* _Exercise prompt_: Transcribe all of the material below word for word and leave out its pictures.

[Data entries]
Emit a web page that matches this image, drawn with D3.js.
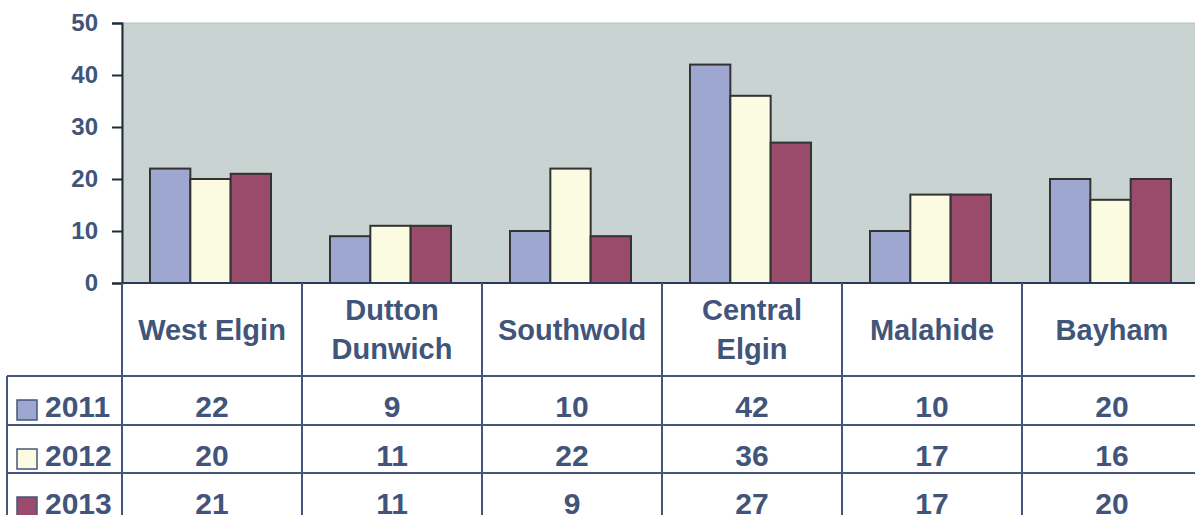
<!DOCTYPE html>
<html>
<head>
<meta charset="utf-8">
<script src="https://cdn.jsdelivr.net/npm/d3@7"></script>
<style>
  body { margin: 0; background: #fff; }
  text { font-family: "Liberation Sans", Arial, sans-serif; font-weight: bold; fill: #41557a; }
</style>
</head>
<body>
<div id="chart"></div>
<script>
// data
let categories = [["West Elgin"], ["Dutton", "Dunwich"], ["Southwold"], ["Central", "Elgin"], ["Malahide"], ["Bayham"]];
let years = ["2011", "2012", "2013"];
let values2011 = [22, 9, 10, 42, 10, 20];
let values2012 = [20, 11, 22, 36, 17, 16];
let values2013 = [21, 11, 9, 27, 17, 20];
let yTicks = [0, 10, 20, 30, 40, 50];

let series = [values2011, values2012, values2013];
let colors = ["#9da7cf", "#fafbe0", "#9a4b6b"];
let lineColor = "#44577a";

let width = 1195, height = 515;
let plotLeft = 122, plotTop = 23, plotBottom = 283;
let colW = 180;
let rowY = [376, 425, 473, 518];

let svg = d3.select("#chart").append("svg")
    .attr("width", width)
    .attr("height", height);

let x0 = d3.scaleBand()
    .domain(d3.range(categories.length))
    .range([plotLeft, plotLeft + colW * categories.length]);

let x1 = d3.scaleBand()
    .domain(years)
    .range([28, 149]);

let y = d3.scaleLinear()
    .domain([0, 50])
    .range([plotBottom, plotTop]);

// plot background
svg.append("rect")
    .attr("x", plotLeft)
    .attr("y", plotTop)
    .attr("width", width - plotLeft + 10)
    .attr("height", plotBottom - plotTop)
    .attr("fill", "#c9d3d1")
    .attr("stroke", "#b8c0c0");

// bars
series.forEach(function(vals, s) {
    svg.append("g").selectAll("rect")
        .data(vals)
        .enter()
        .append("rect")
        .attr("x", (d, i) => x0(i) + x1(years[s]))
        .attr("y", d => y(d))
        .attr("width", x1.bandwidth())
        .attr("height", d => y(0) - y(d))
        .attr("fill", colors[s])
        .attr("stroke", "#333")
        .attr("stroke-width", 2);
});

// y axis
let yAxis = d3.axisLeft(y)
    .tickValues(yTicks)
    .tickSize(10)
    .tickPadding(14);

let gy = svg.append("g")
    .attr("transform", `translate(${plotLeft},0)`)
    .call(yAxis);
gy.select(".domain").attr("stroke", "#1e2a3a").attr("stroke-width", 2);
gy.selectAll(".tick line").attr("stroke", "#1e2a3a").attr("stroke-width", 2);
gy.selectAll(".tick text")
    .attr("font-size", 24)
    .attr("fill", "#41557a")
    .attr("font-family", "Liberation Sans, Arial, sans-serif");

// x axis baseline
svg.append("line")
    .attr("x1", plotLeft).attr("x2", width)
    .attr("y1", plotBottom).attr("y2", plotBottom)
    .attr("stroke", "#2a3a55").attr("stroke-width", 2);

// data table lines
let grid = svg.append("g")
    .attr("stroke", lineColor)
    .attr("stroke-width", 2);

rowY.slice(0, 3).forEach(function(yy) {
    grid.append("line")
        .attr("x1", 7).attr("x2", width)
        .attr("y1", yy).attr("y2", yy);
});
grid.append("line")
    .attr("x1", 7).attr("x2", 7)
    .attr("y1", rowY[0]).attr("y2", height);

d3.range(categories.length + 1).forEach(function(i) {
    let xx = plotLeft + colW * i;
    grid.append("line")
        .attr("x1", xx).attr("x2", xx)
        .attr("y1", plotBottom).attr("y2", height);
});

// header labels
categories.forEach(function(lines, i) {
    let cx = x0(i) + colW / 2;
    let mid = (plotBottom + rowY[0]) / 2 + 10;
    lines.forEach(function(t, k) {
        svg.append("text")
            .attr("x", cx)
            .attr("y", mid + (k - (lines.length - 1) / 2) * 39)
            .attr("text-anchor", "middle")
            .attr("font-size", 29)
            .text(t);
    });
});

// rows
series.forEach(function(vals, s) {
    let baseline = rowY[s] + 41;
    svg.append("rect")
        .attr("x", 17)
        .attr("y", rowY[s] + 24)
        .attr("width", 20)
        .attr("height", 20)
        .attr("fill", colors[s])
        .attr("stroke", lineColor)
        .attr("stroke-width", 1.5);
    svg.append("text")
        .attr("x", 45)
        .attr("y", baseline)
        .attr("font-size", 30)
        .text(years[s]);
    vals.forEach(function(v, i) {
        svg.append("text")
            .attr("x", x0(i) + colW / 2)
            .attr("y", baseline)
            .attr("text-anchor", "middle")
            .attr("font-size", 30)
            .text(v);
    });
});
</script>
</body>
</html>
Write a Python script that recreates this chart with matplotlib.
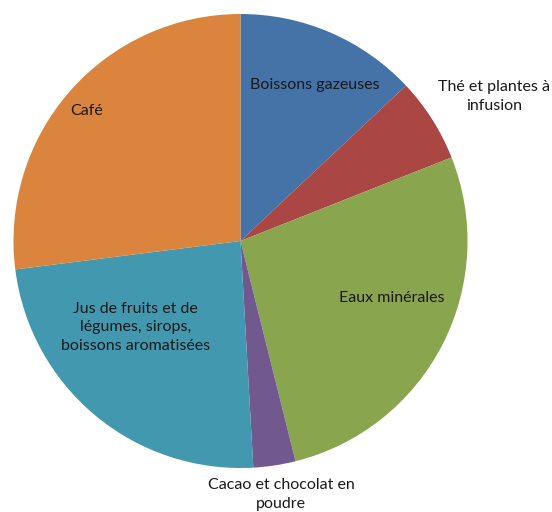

* _Full answer_:
Emit a web page that matches this image, drawn with D3.js.
<!DOCTYPE html>
<html>
<head>
<meta charset="utf-8">
<script src="https://cdn.jsdelivr.net/npm/d3@7"></script>
<style>
  body { margin: 0; background: #fff; }
  text { font-family: "Liberation Sans", Arial, sans-serif; font-weight: bold; fill: #41557a; }
</style>
</head>
<body>
<div id="chart"></div>
<script>
// data
let categories = [["West Elgin"], ["Dutton", "Dunwich"], ["Southwold"], ["Central", "Elgin"], ["Malahide"], ["Bayham"]];
let years = ["2011", "2012", "2013"];
let values2011 = [22, 9, 10, 42, 10, 20];
let values2012 = [20, 11, 22, 36, 17, 16];
let values2013 = [21, 11, 9, 27, 17, 20];
let yTicks = [0, 10, 20, 30, 40, 50];

let series = [values2011, values2012, values2013];
let colors = ["#9da7cf", "#fafbe0", "#9a4b6b"];
let lineColor = "#44577a";

let width = 1195, height = 515;
let plotLeft = 122, plotTop = 23, plotBottom = 283;
let colW = 180;
let rowY = [376, 425, 473, 518];

let svg = d3.select("#chart").append("svg")
    .attr("width", width)
    .attr("height", height);

let x0 = d3.scaleBand()
    .domain(d3.range(categories.length))
    .range([plotLeft, plotLeft + colW * categories.length]);

let x1 = d3.scaleBand()
    .domain(years)
    .range([28, 149]);

let y = d3.scaleLinear()
    .domain([0, 50])
    .range([plotBottom, plotTop]);

// plot background
svg.append("rect")
    .attr("x", plotLeft)
    .attr("y", plotTop)
    .attr("width", width - plotLeft + 10)
    .attr("height", plotBottom - plotTop)
    .attr("fill", "#c9d3d1")
    .attr("stroke", "#b8c0c0");

// bars
series.forEach(function(vals, s) {
    svg.append("g").selectAll("rect")
        .data(vals)
        .enter()
        .append("rect")
        .attr("x", (d, i) => x0(i) + x1(years[s]))
        .attr("y", d => y(d))
        .attr("width", x1.bandwidth())
        .attr("height", d => y(0) - y(d))
        .attr("fill", colors[s])
        .attr("stroke", "#333")
        .attr("stroke-width", 2);
});

// y axis
let yAxis = d3.axisLeft(y)
    .tickValues(yTicks)
    .tickSize(10)
    .tickPadding(14);

let gy = svg.append("g")
    .attr("transform", `translate(${plotLeft},0)`)
    .call(yAxis);
gy.select(".domain").attr("stroke", "#1e2a3a").attr("stroke-width", 2);
gy.selectAll(".tick line").attr("stroke", "#1e2a3a").attr("stroke-width", 2);
gy.selectAll(".tick text")
    .attr("font-size", 24)
    .attr("fill", "#41557a")
    .attr("font-family", "Liberation Sans, Arial, sans-serif");

// x axis baseline
svg.append("line")
    .attr("x1", plotLeft).attr("x2", width)
    .attr("y1", plotBottom).attr("y2", plotBottom)
    .attr("stroke", "#2a3a55").attr("stroke-width", 2);

// data table lines
let grid = svg.append("g")
    .attr("stroke", lineColor)
    .attr("stroke-width", 2);

rowY.slice(0, 3).forEach(function(yy) {
    grid.append("line")
        .attr("x1", 7).attr("x2", width)
        .attr("y1", yy).attr("y2", yy);
});
grid.append("line")
    .attr("x1", 7).attr("x2", 7)
    .attr("y1", rowY[0]).attr("y2", height);

d3.range(categories.length + 1).forEach(function(i) {
    let xx = plotLeft + colW * i;
    grid.append("line")
        .attr("x1", xx).attr("x2", xx)
        .attr("y1", plotBottom).attr("y2", height);
});

// header labels
categories.forEach(function(lines, i) {
    let cx = x0(i) + colW / 2;
    let mid = (plotBottom + rowY[0]) / 2 + 10;
    lines.forEach(function(t, k) {
        svg.append("text")
            .attr("x", cx)
            .attr("y", mid + (k - (lines.length - 1) / 2) * 39)
            .attr("text-anchor", "middle")
            .attr("font-size", 29)
            .text(t);
    });
});

// rows
series.forEach(function(vals, s) {
    let baseline = rowY[s] + 41;
    svg.append("rect")
        .attr("x", 17)
        .attr("y", rowY[s] + 24)
        .attr("width", 20)
        .attr("height", 20)
        .attr("fill", colors[s])
        .attr("stroke", lineColor)
        .attr("stroke-width", 1.5);
    svg.append("text")
        .attr("x", 45)
        .attr("y", baseline)
        .attr("font-size", 30)
        .text(years[s]);
    vals.forEach(function(v, i) {
        svg.append("text")
            .attr("x", x0(i) + colW / 2)
            .attr("y", baseline)
            .attr("text-anchor", "middle")
            .attr("font-size", 30)
            .text(v);
    });
});
</script>
</body>
</html>
Write a Python script that recreates this chart with matplotlib.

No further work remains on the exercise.